ロジスティクスヤマト運輸(東京都中央区)は6日、福岡県久山町の総合食品メーカー、久原(くばら)本家グループ本社とパートナーシップ協定を結んだと発表した。福岡県と北海道を結ぶ久原本家の製品・原材料の物流を一括して請け負うとの内容で、ヤマトはこれを足掛かりに宅配事業と並ぶ3PL事業について一層の強化を図る構えだ。

協定は「共創ロジスティクスパートナーシップ協定」と言い、5日にヤマトの長尾裕社長と久原本家の河辺哲司社主が協定書に調印した。

▲(左から)ヤマト運輸社長・長尾裕氏、久原本家グループ本社社主・河邉哲司氏(出所:久原本家)
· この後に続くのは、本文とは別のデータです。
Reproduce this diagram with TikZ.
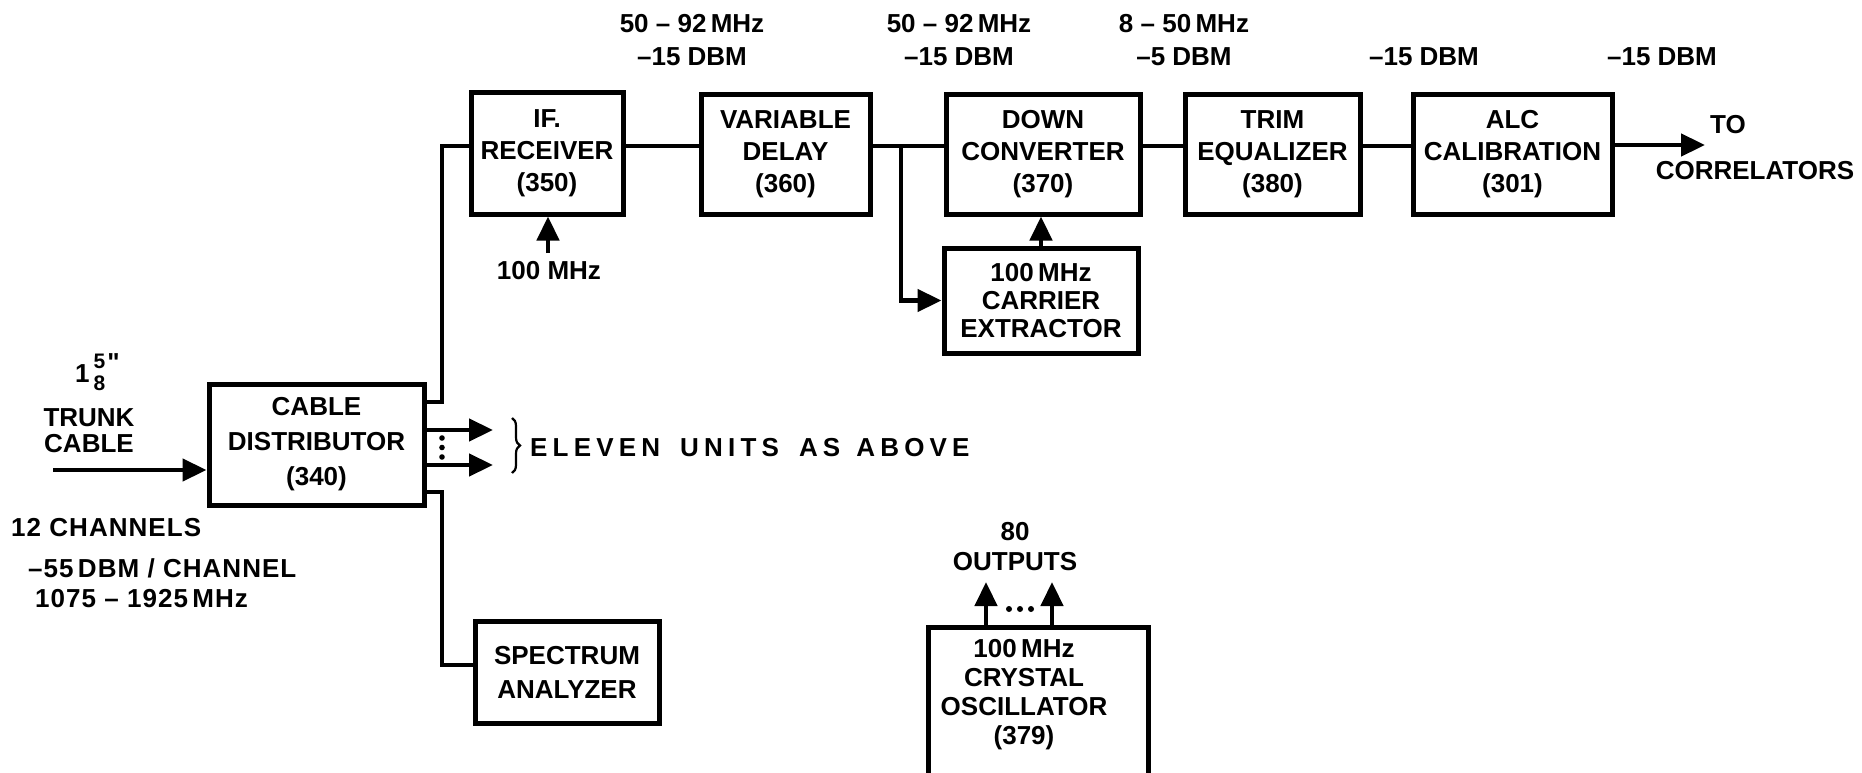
\documentclass[tikz,border=0pt]{standalone}
\usepackage{fontspec}
\setmainfont{Liberation Sans}
\newfontfamily\rawfont{Liberation Sans}
\usetikzlibrary{arrows.meta,decorations.pathreplacing}
\begin{document}
\begin{tikzpicture}[x=1pt,y=-1pt,
  txt/.style={font=\bfseries\fontsize{26}{32}\selectfont},
  box/.style={draw, line width=5pt, align=center, inner sep=0pt, txt},
  lbl/.style={align=center, inner sep=0pt, txt},
  wire/.style={line width=4.5pt},
  arr/.style={wire, -{Triangle[length=24pt,width=22pt]}},
  brc/.style={line width=2.2pt, decorate, decoration={brace, amplitude=8pt}},
]
\useasboundingbox (0,0) rectangle (1862,773);
\clip (0,0) rectangle (1862,773);

% boxes
\node[box, minimum width=215pt, minimum height=121pt, font=\bfseries\fontsize{26}{35}\selectfont] (cd) at (316.5,444.5) {CABLE\\DISTRIBUTOR\\(340)};
\node[box, minimum width=152pt, minimum height=121pt] (ifr) at (547,153.5) {IF.\\RECEIVER\\(350)};
\node[box, minimum width=169pt, minimum height=119pt] (vd) at (785.5,154.5) {VARIABLE\\DELAY\\(360)};
\node[box, minimum width=194pt, minimum height=119pt] (dc) at (1043,154.5) {DOWN\\CONVERTER\\(370)};
\node[box, minimum width=194pt, minimum height=105pt, font=\bfseries\fontsize{26}{28}\selectfont] (ce) at (1041,300.5) {100\,MHz\\CARRIER\\EXTRACTOR};
\node[box, minimum width=175pt, minimum height=119pt] (te) at (1272.5,154.5) {TRIM\\EQUALIZER\\(380)};
\node[box, minimum width=199pt, minimum height=119pt] (alc) at (1512.5,154.5) {ALC\\CALIBRATION\\(301)};
\node[box, minimum width=184pt, minimum height=102pt, font=\bfseries\fontsize{26}{34}\selectfont] (sa) at (567,672) {SPECTRUM\\ANALYZER};
\node[box, minimum width=220pt, minimum height=200pt, anchor=north] (osc) at (1038,625) {};
\node[lbl, font=\bfseries\fontsize{26}{29}\selectfont] (osct) at (1024,695) {100\,MHz\\CRYSTAL\\OSCILLATOR\\(379)};

% labels
\node[lbl, anchor=base west] (size) at (75,382) {1\kern4pt\raisebox{-8pt}{\fontsize{21}{21}\selectfont\shortstack{5\\[4pt]8}}\kern2pt\raisebox{11pt}{\rawfont\bfseries "}};
\node[lbl, font=\bfseries\fontsize{26}{26}\selectfont] (trunk) at (89,431) {TRUNK\\CABLE};
\node[lbl, anchor=base west, font=\bfseries\fontsize{26}{32}\selectfont\addfontfeature{LetterSpace=4}] (ch1) at (11,536) {12 CHANNELS};
\node[lbl, anchor=base west, font=\bfseries\fontsize{26}{32}\selectfont\addfontfeature{LetterSpace=4}] (ch2) at (28,577) {\textendash55\,DBM / CHANNEL};
\node[lbl, anchor=base west, font=\bfseries\fontsize{26}{32}\selectfont\addfontfeature{LetterSpace=4}] (ch3) at (35,607) {1075 \textendash{} 1925\,MHz};
\node[lbl, font=\bfseries\fontsize{26}{33}\selectfont] (l1) at (692,40.5) {50 \textendash{} 92\,MHz\\\textendash15 DBM};
\node[lbl, font=\bfseries\fontsize{26}{33}\selectfont] (l2) at (959,40.5) {50 \textendash{} 92\,MHz\\\textendash15 DBM};
\node[lbl, font=\bfseries\fontsize{26}{33}\selectfont] (l3) at (1184,40.5) {8 \textendash{} 50\,MHz\\\textendash5 DBM};
\node[lbl] (l4) at (1424,57) {\textendash15 DBM};
\node[lbl] (l5) at (1662,57) {\textendash15 DBM};
\node[lbl] (ifmhz) at (549,271) {100 MHz};
\node[lbl] (to1) at (1728,125) {TO};
\node[lbl] (to2) at (1755,171) {CORRELATORS};
\node[lbl, font=\bfseries\fontsize{26}{30}\selectfont] (outs) at (1015,547) {80\\OUTPUTS};
\node[lbl, anchor=west, font=\bfseries\fontsize{26}{32}\selectfont\addfontfeature{LetterSpace=20}] (eleven) at (530,448) {ELEVEN\hspace{20pt}UNITS\hspace{20pt}AS\hspace{16pt}ABOVE};

% coordinates
\coordinate (ly) at (0,146);
\coordinate (in) at (53,470);
\coordinate (up) at (442,146);
\coordinate (dn) at (442,665);
\coordinate (o1) at (493,430);
\coordinate (o2) at (493,465);
\coordinate (br) at (901,146);
\coordinate (out) at (1705,145);
\coordinate (ifin) at (548,253);
\coordinate (oa) at (986,582);
\coordinate (ob) at (1052,582);
\coordinate (b1) at (512,418);
\coordinate (b2) at (512,473);

% connectors
\draw[arr] (in) -- (in -| cd.west);
\draw[wire] (cd.east |- 0,402) -| (up) -- (up -| ifr.west);
\draw[wire] (cd.east |- 0,492) -| (dn) -- (dn -| sa.west);
\draw[arr] (o1 -| cd.east) -- (o1);
\draw[arr] (o2 -| cd.east) -- (o2);
\draw[wire] (ifr.east |- ly) -- (vd.west |- ly);
\draw[wire] (vd.east |- ly) -- (dc.west |- ly);
\draw[arr] (br) |- (ce.west);
\draw[arr] (ce.north) -- (ce.north |- dc.south);
\draw[wire] (dc.east |- ly) -- (te.west |- ly);
\draw[wire] (te.east |- ly) -- (alc.west |- ly);
\draw[arr] (alc.east |- out) -- (out);
\draw[arr] (ifin) -- (ifin |- ifr.south);
\draw[arr] (oa |- osc.north) -- (oa);
\draw[arr] (ob |- osc.north) -- (ob);
\draw[brc] (b1) -- (b2);

% dots
\foreach \yy in {438,447.5,457} \fill (442,\yy) circle (2.8pt);
\foreach \xx in {1009,1020,1031} \fill (\xx,609) circle (3pt);
\end{tikzpicture}
\end{document}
発表によると、この協定は、久原本家が7月14日に北海道恵庭市で予定している新工場開設が大きなきっかけとなった。久原本家は1893年創業の醤油蔵を起源にもつ福岡県の老舗企業。今では同県を拠点に全国に自前の販売店や百貨店内店舗、スーパーの売り場を広げている。原料であるコンブやタラコなどの調達元である北海道に工場を建設するのは事業拡大への大きなステップ。製造拠点が日本列島の東西に広がることで、それらを結ぶ高度なサプライチェーンの構築と最適化が課題となり、ヤマトの力を借りることにした。

ヤマトにとっても、2021年4月の旧ヤマトロジスティクスの統合以降、力を注いできた法人領域の事業拡大に弾みをつける狙いがある。

協定に基づく具体的な連携策は、久原本家の「調達・製造領域」と「販売領域」に大きく分かれる。調達・製造領域では、ヤマトのミドルマイルネットワーク(準幹線輸送)や各地の拠点「DEPOT(デポ)」を活用し、北海道、福岡両工場の原料調達に関わる物流を構築する。ミルクラン方式も使い、原材料生産者から効率的に調達する。販売領域では、久原の店舗・売り場・通販向けの各サプライチェーンを統合し、在庫を一元管理し、工場からの商品供給の最適化を進める。通販顧客向けの配達網は、すでにヤマトの宅急便が活用されている。

これらにより、例えば、久原本家は通販の商品配達日数の短縮や店舗でのスタッフの接客増進などの効果が期待できるという。また、商品配送に伴うトラックからのCO2排出量も削減できるという社会的課題の解決にも貢献できるとしている。